**Exercise**
Set down the material below word for word, excluding the pictures.

[Given information start]

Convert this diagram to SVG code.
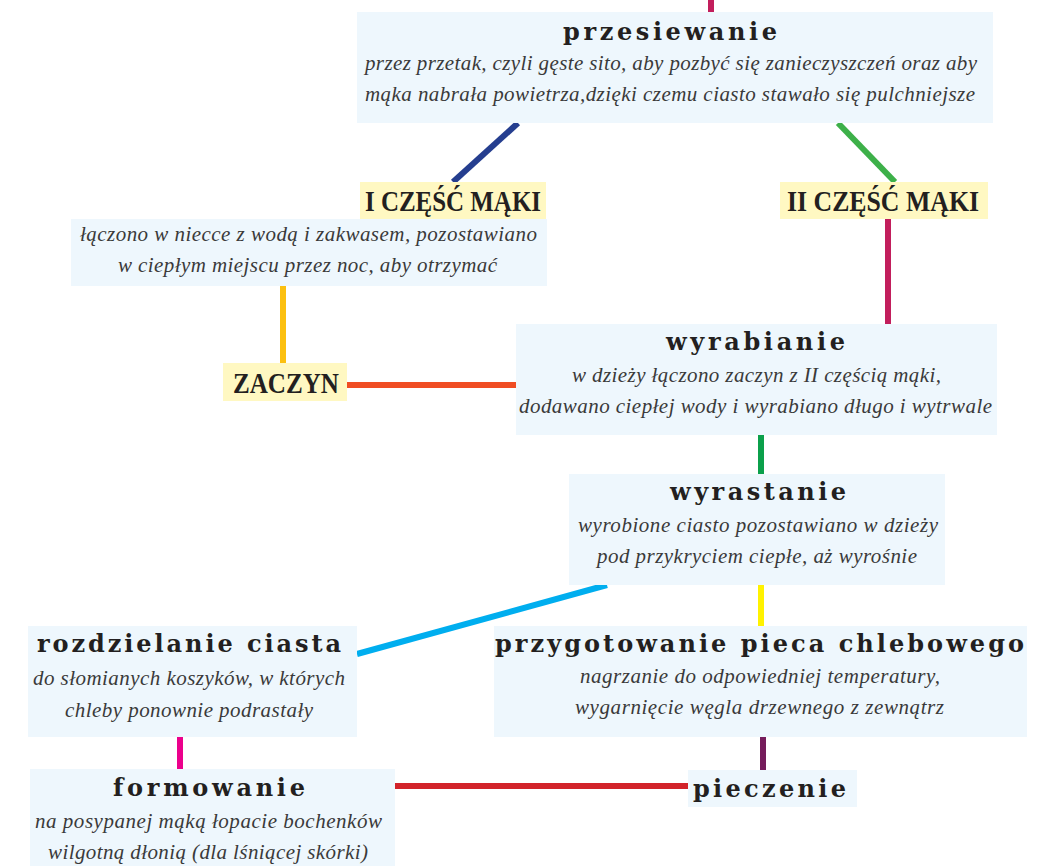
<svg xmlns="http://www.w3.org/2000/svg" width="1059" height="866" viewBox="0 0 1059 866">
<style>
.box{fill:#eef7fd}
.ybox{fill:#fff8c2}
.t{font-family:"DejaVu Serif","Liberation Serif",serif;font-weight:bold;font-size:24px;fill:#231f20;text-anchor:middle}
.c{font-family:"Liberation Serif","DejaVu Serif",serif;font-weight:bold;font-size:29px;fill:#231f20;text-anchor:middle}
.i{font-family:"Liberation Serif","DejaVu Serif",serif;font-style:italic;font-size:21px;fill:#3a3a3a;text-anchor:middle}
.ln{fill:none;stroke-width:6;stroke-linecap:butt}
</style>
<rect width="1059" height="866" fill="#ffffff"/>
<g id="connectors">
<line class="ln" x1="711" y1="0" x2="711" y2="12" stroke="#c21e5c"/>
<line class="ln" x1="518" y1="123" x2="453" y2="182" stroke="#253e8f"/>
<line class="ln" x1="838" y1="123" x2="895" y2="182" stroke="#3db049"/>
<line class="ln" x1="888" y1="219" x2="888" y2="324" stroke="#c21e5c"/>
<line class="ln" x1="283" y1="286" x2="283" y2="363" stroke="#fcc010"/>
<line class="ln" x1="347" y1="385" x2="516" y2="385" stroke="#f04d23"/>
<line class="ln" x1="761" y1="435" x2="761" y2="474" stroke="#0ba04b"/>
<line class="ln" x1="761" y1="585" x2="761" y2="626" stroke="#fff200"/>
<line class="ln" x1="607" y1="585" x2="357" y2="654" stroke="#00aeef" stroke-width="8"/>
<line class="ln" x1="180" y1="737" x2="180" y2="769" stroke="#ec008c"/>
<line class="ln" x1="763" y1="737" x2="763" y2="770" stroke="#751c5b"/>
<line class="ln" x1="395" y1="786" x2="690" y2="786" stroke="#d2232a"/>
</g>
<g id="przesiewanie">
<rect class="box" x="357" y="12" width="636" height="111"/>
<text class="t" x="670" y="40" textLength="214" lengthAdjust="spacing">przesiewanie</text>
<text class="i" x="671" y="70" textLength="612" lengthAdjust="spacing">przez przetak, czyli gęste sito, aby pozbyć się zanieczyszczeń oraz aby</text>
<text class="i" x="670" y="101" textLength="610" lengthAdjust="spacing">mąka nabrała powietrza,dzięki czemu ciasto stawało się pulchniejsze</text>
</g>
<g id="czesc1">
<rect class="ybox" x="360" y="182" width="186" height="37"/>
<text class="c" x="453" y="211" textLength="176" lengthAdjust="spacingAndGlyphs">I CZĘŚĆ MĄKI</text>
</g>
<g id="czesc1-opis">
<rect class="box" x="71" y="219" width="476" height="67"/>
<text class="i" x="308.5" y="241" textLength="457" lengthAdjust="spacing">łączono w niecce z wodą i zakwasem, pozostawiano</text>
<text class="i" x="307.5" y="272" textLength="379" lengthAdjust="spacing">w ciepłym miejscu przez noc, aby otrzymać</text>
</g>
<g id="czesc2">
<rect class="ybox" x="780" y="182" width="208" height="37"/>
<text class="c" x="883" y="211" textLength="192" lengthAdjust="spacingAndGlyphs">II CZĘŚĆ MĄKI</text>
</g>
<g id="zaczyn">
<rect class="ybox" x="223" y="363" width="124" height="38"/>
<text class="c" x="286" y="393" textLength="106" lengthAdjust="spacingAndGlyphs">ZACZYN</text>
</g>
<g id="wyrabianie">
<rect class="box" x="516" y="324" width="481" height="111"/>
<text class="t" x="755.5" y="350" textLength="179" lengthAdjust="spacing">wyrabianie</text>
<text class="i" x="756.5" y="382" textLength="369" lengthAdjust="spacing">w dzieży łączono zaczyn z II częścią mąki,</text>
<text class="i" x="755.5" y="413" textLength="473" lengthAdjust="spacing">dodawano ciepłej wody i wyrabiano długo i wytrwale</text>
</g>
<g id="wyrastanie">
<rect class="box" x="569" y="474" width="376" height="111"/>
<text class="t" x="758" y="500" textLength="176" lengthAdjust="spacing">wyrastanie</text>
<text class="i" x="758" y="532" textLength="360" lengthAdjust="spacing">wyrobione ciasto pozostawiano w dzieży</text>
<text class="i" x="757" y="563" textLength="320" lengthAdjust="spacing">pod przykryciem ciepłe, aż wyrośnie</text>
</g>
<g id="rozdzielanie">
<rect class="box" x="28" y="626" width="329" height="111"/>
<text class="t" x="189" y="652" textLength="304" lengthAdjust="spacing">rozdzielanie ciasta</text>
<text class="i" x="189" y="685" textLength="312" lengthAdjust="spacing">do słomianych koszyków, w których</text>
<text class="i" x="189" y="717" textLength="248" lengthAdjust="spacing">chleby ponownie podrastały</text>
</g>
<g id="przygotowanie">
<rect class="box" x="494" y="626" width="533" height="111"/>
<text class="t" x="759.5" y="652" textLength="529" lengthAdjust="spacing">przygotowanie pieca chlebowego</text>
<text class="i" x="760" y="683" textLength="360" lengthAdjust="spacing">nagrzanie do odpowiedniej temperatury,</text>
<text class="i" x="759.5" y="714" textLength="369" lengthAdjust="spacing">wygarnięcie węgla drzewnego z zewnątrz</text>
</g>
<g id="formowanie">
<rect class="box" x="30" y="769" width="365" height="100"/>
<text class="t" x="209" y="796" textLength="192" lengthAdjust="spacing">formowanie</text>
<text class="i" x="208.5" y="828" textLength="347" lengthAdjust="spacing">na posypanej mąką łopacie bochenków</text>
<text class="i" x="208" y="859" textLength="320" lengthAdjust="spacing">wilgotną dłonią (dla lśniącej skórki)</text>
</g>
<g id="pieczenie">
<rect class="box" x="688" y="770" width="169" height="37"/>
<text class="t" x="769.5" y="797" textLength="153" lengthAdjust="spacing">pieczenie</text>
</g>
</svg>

[Given information end]

**Answer to this exercise**
Convert this diagram to SVG code.
<svg xmlns="http://www.w3.org/2000/svg" width="1059" height="866" viewBox="0 0 1059 866">
<style>
.box{fill:#eef7fd}
.ybox{fill:#fff8c2}
.t{font-family:"DejaVu Serif","Liberation Serif",serif;font-weight:bold;font-size:24px;fill:#231f20;text-anchor:middle}
.c{font-family:"Liberation Serif","DejaVu Serif",serif;font-weight:bold;font-size:29px;fill:#231f20;text-anchor:middle}
.i{font-family:"Liberation Serif","DejaVu Serif",serif;font-style:italic;font-size:21px;fill:#3a3a3a;text-anchor:middle}
.ln{fill:none;stroke-width:6;stroke-linecap:butt}
</style>
<rect width="1059" height="866" fill="#ffffff"/>
<g id="connectors">
<line class="ln" x1="711" y1="0" x2="711" y2="12" stroke="#c21e5c"/>
<line class="ln" x1="518" y1="123" x2="453" y2="182" stroke="#253e8f"/>
<line class="ln" x1="838" y1="123" x2="895" y2="182" stroke="#3db049"/>
<line class="ln" x1="888" y1="219" x2="888" y2="324" stroke="#c21e5c"/>
<line class="ln" x1="283" y1="286" x2="283" y2="363" stroke="#fcc010"/>
<line class="ln" x1="347" y1="385" x2="516" y2="385" stroke="#f04d23"/>
<line class="ln" x1="761" y1="435" x2="761" y2="474" stroke="#0ba04b"/>
<line class="ln" x1="761" y1="585" x2="761" y2="626" stroke="#fff200"/>
<line class="ln" x1="607" y1="585" x2="357" y2="654" stroke="#00aeef" stroke-width="8"/>
<line class="ln" x1="180" y1="737" x2="180" y2="769" stroke="#ec008c"/>
<line class="ln" x1="763" y1="737" x2="763" y2="770" stroke="#751c5b"/>
<line class="ln" x1="395" y1="786" x2="690" y2="786" stroke="#d2232a"/>
</g>
<g id="przesiewanie">
<rect class="box" x="357" y="12" width="636" height="111"/>
<text class="t" x="670" y="40" textLength="214" lengthAdjust="spacing">przesiewanie</text>
<text class="i" x="671" y="70" textLength="612" lengthAdjust="spacing">przez przetak, czyli gęste sito, aby pozbyć się zanieczyszczeń oraz aby</text>
<text class="i" x="670" y="101" textLength="610" lengthAdjust="spacing">mąka nabrała powietrza,dzięki czemu ciasto stawało się pulchniejsze</text>
</g>
<g id="czesc1">
<rect class="ybox" x="360" y="182" width="186" height="37"/>
<text class="c" x="453" y="211" textLength="176" lengthAdjust="spacingAndGlyphs">I CZĘŚĆ MĄKI</text>
</g>
<g id="czesc1-opis">
<rect class="box" x="71" y="219" width="476" height="67"/>
<text class="i" x="308.5" y="241" textLength="457" lengthAdjust="spacing">łączono w niecce z wodą i zakwasem, pozostawiano</text>
<text class="i" x="307.5" y="272" textLength="379" lengthAdjust="spacing">w ciepłym miejscu przez noc, aby otrzymać</text>
</g>
<g id="czesc2">
<rect class="ybox" x="780" y="182" width="208" height="37"/>
<text class="c" x="883" y="211" textLength="192" lengthAdjust="spacingAndGlyphs">II CZĘŚĆ MĄKI</text>
</g>
<g id="zaczyn">
<rect class="ybox" x="223" y="363" width="124" height="38"/>
<text class="c" x="286" y="393" textLength="106" lengthAdjust="spacingAndGlyphs">ZACZYN</text>
</g>
<g id="wyrabianie">
<rect class="box" x="516" y="324" width="481" height="111"/>
<text class="t" x="755.5" y="350" textLength="179" lengthAdjust="spacing">wyrabianie</text>
<text class="i" x="756.5" y="382" textLength="369" lengthAdjust="spacing">w dzieży łączono zaczyn z II częścią mąki,</text>
<text class="i" x="755.5" y="413" textLength="473" lengthAdjust="spacing">dodawano ciepłej wody i wyrabiano długo i wytrwale</text>
</g>
<g id="wyrastanie">
<rect class="box" x="569" y="474" width="376" height="111"/>
<text class="t" x="758" y="500" textLength="176" lengthAdjust="spacing">wyrastanie</text>
<text class="i" x="758" y="532" textLength="360" lengthAdjust="spacing">wyrobione ciasto pozostawiano w dzieży</text>
<text class="i" x="757" y="563" textLength="320" lengthAdjust="spacing">pod przykryciem ciepłe, aż wyrośnie</text>
</g>
<g id="rozdzielanie">
<rect class="box" x="28" y="626" width="329" height="111"/>
<text class="t" x="189" y="652" textLength="304" lengthAdjust="spacing">rozdzielanie ciasta</text>
<text class="i" x="189" y="685" textLength="312" lengthAdjust="spacing">do słomianych koszyków, w których</text>
<text class="i" x="189" y="717" textLength="248" lengthAdjust="spacing">chleby ponownie podrastały</text>
</g>
<g id="przygotowanie">
<rect class="box" x="494" y="626" width="533" height="111"/>
<text class="t" x="759.5" y="652" textLength="529" lengthAdjust="spacing">przygotowanie pieca chlebowego</text>
<text class="i" x="760" y="683" textLength="360" lengthAdjust="spacing">nagrzanie do odpowiedniej temperatury,</text>
<text class="i" x="759.5" y="714" textLength="369" lengthAdjust="spacing">wygarnięcie węgla drzewnego z zewnątrz</text>
</g>
<g id="formowanie">
<rect class="box" x="30" y="769" width="365" height="100"/>
<text class="t" x="209" y="796" textLength="192" lengthAdjust="spacing">formowanie</text>
<text class="i" x="208.5" y="828" textLength="347" lengthAdjust="spacing">na posypanej mąką łopacie bochenków</text>
<text class="i" x="208" y="859" textLength="320" lengthAdjust="spacing">wilgotną dłonią (dla lśniącej skórki)</text>
</g>
<g id="pieczenie">
<rect class="box" x="688" y="770" width="169" height="37"/>
<text class="t" x="769.5" y="797" textLength="153" lengthAdjust="spacing">pieczenie</text>
</g>
</svg>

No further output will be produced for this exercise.